Reducing red tape so councils can invest more in affordable housing
This was published under the 2010 to 2015 Conservative and Liberal Democrat coalition government
Housing Minister Grant Shapps today announced Government plans to give councils more financial freedoms to improve, buy and build new housing…
Housing Minister Grant Shapps today announced Government plans to give councils more financial freedoms to improve, buy and build new housing for their local community.
New proposals, published today for consultation, will allow councils more flexibility to trade their assets, and use the receipts to enable further investment in new homes and regenerating the local area.
Rather than seeking permission from Ministers in every case, local authorities will have greater discretion to use and improve their council housing assets in a way that best suits their community.
Mr Shapps said today’s move was in direct response to requests from councils across the country to streamline the complex regulations governing these sales and use of the receipts.
The new rules will protect existing tenants and ensure the money is spent for the benefit of the local community. The new rules will not affect occupied homes unless the sale is to the tenants themselves. Where assets are sold, councils will be able to keep the majority of receipts, as long as the money is spent on housing or the regeneration of the local area.
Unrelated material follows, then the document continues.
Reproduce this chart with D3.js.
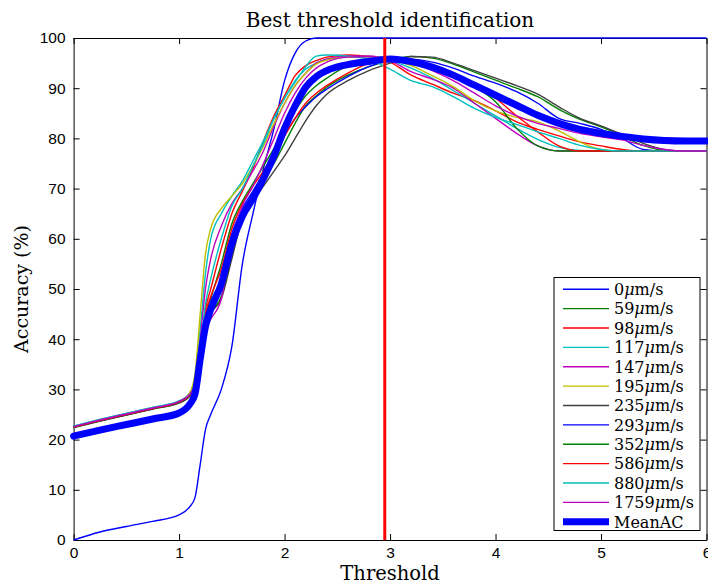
<!DOCTYPE html>
<html><head><meta charset="utf-8">
<script src="https://cdn.jsdelivr.net/npm/d3@7"></script>
<style>body{margin:0;background:#fff}svg{display:block}</style>
</head><body><svg id="c" width="708" height="585"></svg>
<script>
// ---------- data ----------
const thresholds = [0,0.25,0.5,0.75,1.0,1.1,1.15,1.2,1.25,1.3,1.4,1.5,1.6,1.7,1.8,1.9,2.0,2.1,2.2,2.3,2.4,2.6,2.8,3.0,3.2,3.4,3.6,3.8,4.0,4.2,4.4,4.6,4.8,5.0,5.2,5.4,5.6,5.8,6.0];
const xTicks = [0,1,2,3,4,5,6];
const yTicks = [0,10,20,30,40,50,60,70,80,90,100];
const speeds = ["0","59","98","117","147","195","235","293","352","586","880","1759"];
const bestThreshold = 2.95;

const acc0    = [0,1.6,2.7,3.7,5.0,6.6,8.4,15,22,25,30,38.5,55,65,74,82,91.5,97,99.4,100,100,100,100,100,100,100,100,100,100,100,100,100,100,100,100,100,100,100,100];
const acc59   = [22.4,23.7,24.9,26.1,27.3,28.6,30.3,36,42,45,48.5,57,65,68.5,71.5,75,79,83,86.5,88.5,90.2,92.6,94.3,95.5,96.3,96,94.8,93.2,91.6,90,88.3,85.8,83.8,82.3,80.5,78.6,77.6,77.5,77.5];
const acc98   = [22.6,23.9,25.1,26.3,27.6,29,31,38,46,50,58,65,69.5,74,79.5,84.5,88.5,92.5,94.5,95.5,96.2,96.6,96.3,95.2,92.6,90.8,89,87.5,85.5,83.3,81.8,80.5,79.3,78.5,77.8,77.5,77.5,77.5,77.5];
const acc117  = [22.7,24,25.2,26.4,27.7,29.2,32,42,53,60,65,68.5,71.5,75.5,79.5,84,88,91.5,93.8,95,95.8,96.3,96.2,95.5,94,92,89.5,87,84.5,82,79.8,78.2,77.6,77.5,77.5,77.5,77.5,77.5,77.5];
const acc147  = [22.5,23.8,25,26.2,27.5,28.9,31.5,40,50,56,62.5,67,70,73.5,77.5,82.5,87,90.5,93,95,95.8,96.4,96.4,95.5,93.3,91.8,90,87,84,81,78.5,77.5,77.5,77.5,77.5,77.5,77.5,77.5,77.5];
const acc195  = [22.6,23.9,25.1,26.3,27.6,29.3,33,45,57,62,66,68.5,71,74.5,78.5,83,87,90.5,93,94.8,95.6,96.2,96.3,95.8,94.5,92.5,90.3,87.5,85.5,84.2,83.3,81.5,79.3,77.8,77.5,77.5,77.5,77.5,77.5];
const acc235  = [22.4,23.7,24.9,26.1,27.3,28.6,30.3,36,42,45,48,56,64,67.5,70.5,73.5,76.5,80,83.5,86.5,88.8,91.5,93.5,95,96.3,96.2,95,93.5,92,90.5,88.8,86.3,84,82.5,80.8,79,77.8,77.5,77.5];
const acc293  = [22.5,23.8,25,26.2,27.5,28.8,30.8,37,44,47,52,61,66,69.5,73,76,80.5,84,86.3,88.3,89.8,92.3,94.3,95.5,95.8,95.2,94,92.4,91,89.3,87,84,83,81.8,80,77.8,77.5,77.5,77.5];
const acc352  = [22.5,23.8,25,26.2,27.5,28.8,30.8,37,44,48,55,63,67.5,71,74.5,78,82,85.5,88.5,90.5,92,94.5,95.6,96,95.6,94.2,92.4,90.3,87.3,82,78.5,77.5,77.5,77.5,77.5,77.5,77.5,77.5,77.5];
const acc586  = [22.5,23.8,25,26.2,27.5,28.8,30.8,37,45,48.5,54,62,67,70.5,73.5,77,80.5,84,87,89,90.5,93,95,96,95.8,94.5,92.5,90.5,88,84.5,81.3,78.5,77.5,77.5,77.5,77.5,77.5,77.5,77.5];
const acc880  = [22.7,24,25.2,26.4,27.7,29,31,38,47,52,60,66.5,70,74.5,79,84,88,91.2,94.3,96.4,96.6,96.4,95.7,93.8,91.5,90.3,88.3,86,84.2,82.8,81.3,80,78.6,77.8,77.5,77.5,77.5,77.5,77.5];
const acc1759 = [22.6,23.9,25.1,26.3,27.6,29,31,37,42,44,48,60,66.5,70.5,75,80,85,89,92,94,95.2,96.2,96.3,95.8,95,93.5,91.5,89,86.5,84.5,83,82,81,80.3,79.7,78.6,77.8,77.5,77.5];
const meanAC  = [20.7,21.9,23,24.1,25.3,27,29,36,42.5,46,51,59,64.5,68,72,76.5,82,86.5,90.2,92.3,93.5,94.7,95.3,95.8,95.3,94.2,92.6,90.6,88.6,86.6,84.6,83,81.8,81,80.4,79.9,79.6,79.5,79.5];

const seriesValues = [acc0,acc59,acc98,acc117,acc147,acc195,acc235,acc293,acc352,acc586,acc880,acc1759];
const colors = ["#0000ff","#008000","#ff0000","#00bfbf","#bf00bf","#bfbf00","#404040","#0000ff","#008000","#ff0000","#00bfbf","#bf00bf"];
const meanColor = "#0000ff";

// ---------- chart ----------
const svg = d3.select("#c");
const L = 73.6, R = 706.5, T = 38, B = 540;
const x = d3.scaleLinear().domain([0,6]).range([L,R]);
const y = d3.scaleLinear().domain([0,100]).range([B,T]);
const serif = "'DejaVu Serif', serif";
const sans = "'Liberation Sans', Arial, sans-serif";

svg.append("rect").attr("x",0).attr("y",0).attr("width",708).attr("height",585).attr("fill","#fff");

const line = d3.line()
  .x((d,i)=>x(thresholds[i]))
  .y(d=>y(d))
  .curve(d3.curveMonotoneX);

// axes
function styleAxis(g){
  g.selectAll("path.domain").attr("stroke","#000").attr("stroke-width",1);
  g.selectAll(".tick line").attr("stroke","#000").attr("stroke-width",1);
  g.selectAll("text").attr("font-family",sans).attr("font-size","15.5px").attr("fill","#000");
}
svg.append("g").attr("transform",`translate(0,${B})`)
  .call(d3.axisBottom(x).tickValues(xTicks).tickFormat(d3.format("d")).tickSizeInner(-6).tickSizeOuter(0).tickPadding(7))
  .call(styleAxis);
svg.append("g").attr("transform",`translate(0,${T})`)
  .call(d3.axisTop(x).tickValues(xTicks).tickFormat("").tickSizeInner(-6).tickSizeOuter(0))
  .call(styleAxis);
svg.append("g").attr("transform",`translate(${L},0)`)
  .call(d3.axisLeft(y).tickValues(yTicks).tickFormat(d3.format("d")).tickSizeInner(-6).tickSizeOuter(0).tickPadding(8))
  .call(styleAxis);
svg.append("g").attr("transform",`translate(${R},0)`)
  .call(d3.axisRight(y).tickValues(yTicks).tickFormat("").tickSizeInner(-6).tickSizeOuter(0))
  .call(styleAxis);

const plot = svg.append("g");
seriesValues.forEach((vals,k)=>{
  plot.append("path").attr("d",line(vals)).attr("fill","none")
    .attr("stroke",colors[k]).attr("stroke-width",1.4).attr("stroke-linejoin","round");
});
plot.append("path").attr("d",line(meanAC)).attr("fill","none")
  .attr("stroke",meanColor).attr("stroke-width",7).attr("stroke-linejoin","round").attr("stroke-linecap","round");

// best threshold line
svg.append("line").attr("x1",x(bestThreshold)).attr("x2",x(bestThreshold))
  .attr("y1",y(0)).attr("y2",y(100)).attr("stroke","#ff0000").attr("stroke-width",3);

// titles
svg.append("text").attr("x",(L+R)/2).attr("y",27).attr("text-anchor","middle")
  .attr("font-family",serif).attr("font-size","20px").attr("fill","#000").text("Best threshold identification");
svg.append("text").attr("x",(L+R)/2).attr("y",580).attr("text-anchor","middle")
  .attr("font-family",serif).attr("font-size","19.5px").attr("fill","#000").text("Threshold");
svg.append("text").attr("transform",`translate(28,${(T+B)/2}) rotate(-90)`).attr("text-anchor","middle")
  .attr("font-family",serif).attr("font-size","19px").attr("fill","#000").text("Accuracy (%)");

// legend
const lg = svg.append("g");
const lx0 = 554, ly0 = 277.5, lw = 146, lh = 253;
lg.append("rect").attr("x",lx0).attr("y",ly0).attr("width",lw).attr("height",lh)
  .attr("fill","#fff").attr("stroke","#000").attr("stroke-width",1);
const rowY = i => 289.3 + i*19.37;
speeds.forEach((s,i)=>{
  lg.append("line").attr("x1",563).attr("x2",609).attr("y1",rowY(i)).attr("y2",rowY(i))
    .attr("stroke",colors[i]).attr("stroke-width",1.4);
  const t = lg.append("text").attr("x",614).attr("y",rowY(i)).attr("dy","0.36em")
    .attr("font-family",serif).attr("font-size","16px").attr("fill","#000");
  t.append("tspan").text(s);
  t.append("tspan").attr("font-style","italic").text("μ");
  t.append("tspan").text("m/s");
});
lg.append("line").attr("x1",563).attr("x2",609).attr("y1",rowY(12)).attr("y2",rowY(12))
  .attr("stroke",meanColor).attr("stroke-width",7);
lg.append("text").attr("x",614).attr("y",rowY(12)).attr("dy","0.36em")
  .attr("font-family",serif).attr("font-size","16px").attr("fill","#000").text("MeanAC");
</script></body></html>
The extra flexibility will complement the most radical reforms to social housing in a generation, which are currently being introduced, and which are designed to bring a fundamental shift of power from Whitehall to councils and local housing associations.
Housing Minister Grant Shapps said:
For years councils have been hamstrung in their attempts to use social housing to its maximum effect, with a lazy consensus amongst politicians trapping one of our most valuable resources in a system that helps far fewer people than it should.
If councils want to use their assets to improve the availability of housing for their local community, it is ridiculous that they are forced to ask a senior Government Minister for permission in every case. That’s why I am today proposing greater freedom for councils to enable the judicious sale of assets.
I also want to end the complex regulations that make it difficult for councils to boost local investment in new housing. Our proposals will streamline the rules so councils can recycle more receipts from these sales into improving the local availability of affordable homes. These changes will make the system fairer - councils will now be able to make decisions that genuinely meet the needs of local people, and the changes will not any affect any existing tenants.
Notes to editors
1. The ‘Streamlining council housing asset management: Disposals and use of receipts - Consultation’ is available here: www.communities.gov.uk/publications/housing/streamliningcouncilhousing.
2. Local authorities have powers under Part II of the Housing Act 1985 to dispose of council housing assets, but can use these powers only with the consent of the Secretary of State. Section 34 of the Act permits the Secretary of State to grant consent generally. This means where certain pre-conditions are met, a specific consent is not required.
3. Restrictions will apply to ensure this new power is used properly by councils. The disposal of housing assets at market value will not be allowed if:
i. the disposal results in a tenant of the council becoming the tenant of a private landlord; or ii. the disposal is of a dwelling to a wholly owned subsidiary of the local authority (such disposals provide a means of avoiding the borrowing cap imposed under self-financing).
4. The Government is taking the opportunity of streamlining the regulations (the Local Authorities (Capital Finance and Accounting) (England) Regulations 2003 (as amended)) that govern use of the receipt arising from the disposal of council housing assets.
5. In addition to simplifying the regulations, the Government is clarifying in what circumstances the local authority must surrender 75 per cent of the receipt from a disposal to central Government. The proposal is for this to be the case when the sale is made to existing (or recent) council tenants. Receipts from sales to other individuals for owner-occupation may be retained provided they are used for specified purposes.
6. To facilitate the introduction of self-financing for social housing, these specified purposes will include spending on affordable housing and regeneration, and repaying housing debt connected to the particular asset being sold. Under the self-financing settlement, each local housing authority will take on a level of debt associated with each individual house or flat in its possession. It is therefore essential that when a local authority disposes of houses and flats it must have the option of clearing the debt associated with it. This will enable councils to maintain healthy balance sheets for their social housing, which is vital for continued investment in new housing.
7. The new powers will not affect current arrangements for Right to Buy.
- Today’s consultation is all about simplifying current processes. It means that where councils do want to sell certain stock (eg, selling to a former member of the armed forces to help them onto the housing ladder), they will be able to do so without first seeking permission from central Government. So this will lead to a speeding up of the process of selling a property - but not to any significant increase in the numbers of homes sold. The local authority must spend the receipt it gets on housing or regeneration.